A hush rolled across the room as the presenter strode to the lectern.
“It has been six months of research, interviews with hundreds of customers and employees, and long hours of management debate,” the chief marketer explained to an audience of his colleagues. “What we have come to learn is that our difference is our people.”
A collective groan sucked the spirit from those in the room. Within two years, the global consultancy American Management Systems (AMS) was sliced up and sold off to suitors buying on the cheap. It was a quiet end for an innovative organization.

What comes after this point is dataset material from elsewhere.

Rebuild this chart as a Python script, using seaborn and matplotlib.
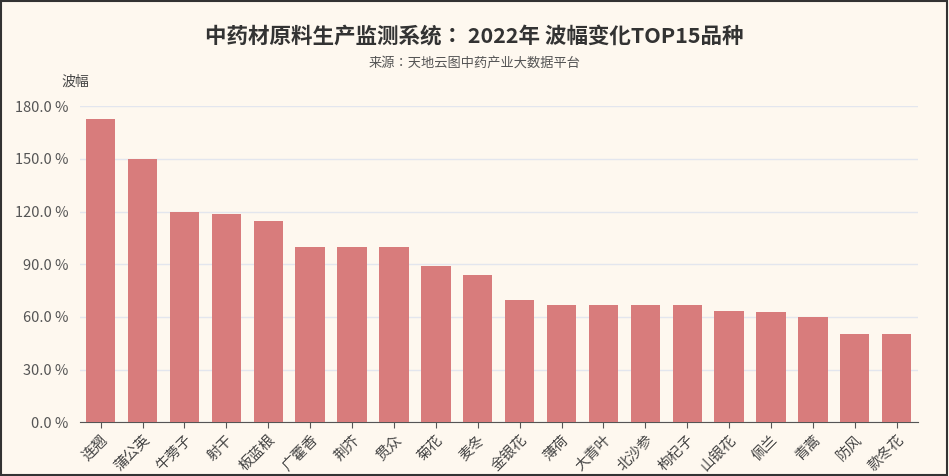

Starting in the late 1990s and for more than three years, Strategic Communications Group (Strategic) provided public relations and marketing services to a number of AMS’ business lines. It was gratifying work and I still consider AMS a foundational client relationship in my career.
The company’s demise resulted from changing market dynamics, failed customer implementations and, ultimately, an inability to differentiate itself.
To this day, the “difference is our people” mantra is one that business-to-business marketers struggle to articulate, validate and justify.
Yet, unlike AMS’ conundrum 15 years ago, we now have an arsenal of tactics that can be employed to successfully and cost-effectively communicate with key constituents how special are people truly are. Here are three approaches you can put in play:
- Incorporate subject matter experts into a corporate marketing program by sharing their wisdom via written posts, podcasts and videos. Rather than a promotional stance, think thought leadership and education.
- Reward employees for sharing content through their social media participation on business-oriented platforms like LinkedIn and Twitter.
- Explain clearly and concisely why your organization attracts and retains exceptional performers.
I’ve included below articles three of my colleagues at Strategic recently published on LinkedIn. Each presents a sincere story. In fact, I suspect you may even see much of yourself in these personal accounts.
By Shany Seawright
“While my husband worked from home and was the primary care giver for my child, I remained focused on climbing up the corporate ladder and being available to my clients every moment of the day, and even in the middle of night, for my start-up clients that worked around the clock. I saw my family for a few hours every day. My husband pushed back, and then pushed back harder, demanding more job flexibility from me.”
By Shayda Windle
“I had my son Will in 2013, and just as any parent will tell you, my life completely changed. Work didn’t seem to matter in the same way it did prior to him being born. It was important, of course, but my priorities completely changed, and I began to realize that my family would have to be first.”
By Eldon Marr
“My wife, daughter, son, and puppy are at the center of that happiness. I couldn’t be a father that checked in before heading out the door and spent only a few minutes with my family at dinner or before bedtime. I didn’t want to miss out on watching my kids grow up.”